Szilard was born in 1898 in the Garden District of Budapest, a neighborhood of wealthy Jewish merchant families who stood just one step below the Magyar nobility in the hierarchy of Austro-Hungarian society. Budapest was one of Europe’s most cosmopolitan cities; it had the second-largest Jewish population, after Warsaw. Horse-drawn droshkies carried silk-gowned women and their counts in red uniforms and furred hats to the grand palace of Emperor Franz Josef while coffeehouses teemed with intellectuals espousing socialist revolution.
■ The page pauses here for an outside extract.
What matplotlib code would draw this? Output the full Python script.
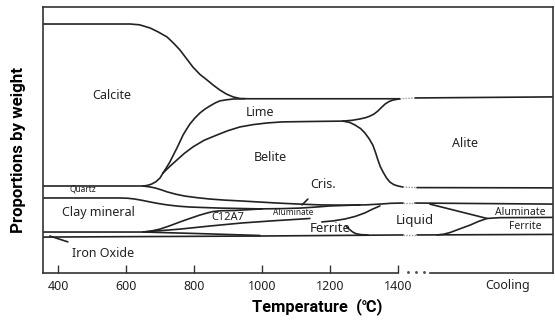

The Hapsburg Empire’s official tolerance and rich mixture of nationalities had allowed Jews such as the Szilards to find a home, but beneath the cosmopolitanism lurked a powder keg waiting to explode.

Szilard’s mother, Tekla, was a frank and honest woman who taught her son to be candid. “I made up my mind” at an early age, he later wrote, “that if I had to choose between being tactless and being untruthful, I would prefer to be tactless.” 6 As an adult, his outstanding characteristic was not to be deterred by conventions of the time. Although Szilard’s mother was Jewish, she practiced what she called her “natural religion,” which was loosely based on the teachings of Jesus and which she conveyed through vivid parables. As a result, her son developed a strong moral and ethical sensibility, and a deep aversion to violence. He later said that his “predilection for saving the world” was traceable to the stories his mother told him. 7

Tekla and her husband, Louis, argued often in front of their son, who increasingly exhibited a trait quite likely fostered by their chronic disagreement: a tendency to worry. Playmates kidded Szilard for worrying too much, but he seemed unable to stop thinking about dangers. Intensely inquisitive, and perhaps a bit terrified about endings and abandonment, he was always jumping ahead to the next assignment in school. Most boys his age strove to fit in, but Szilard was—and would forever be—independent and irreverent. His sense of humor also helped him alleviate tension and neutralize opponents, and he cultivated an ironic wit.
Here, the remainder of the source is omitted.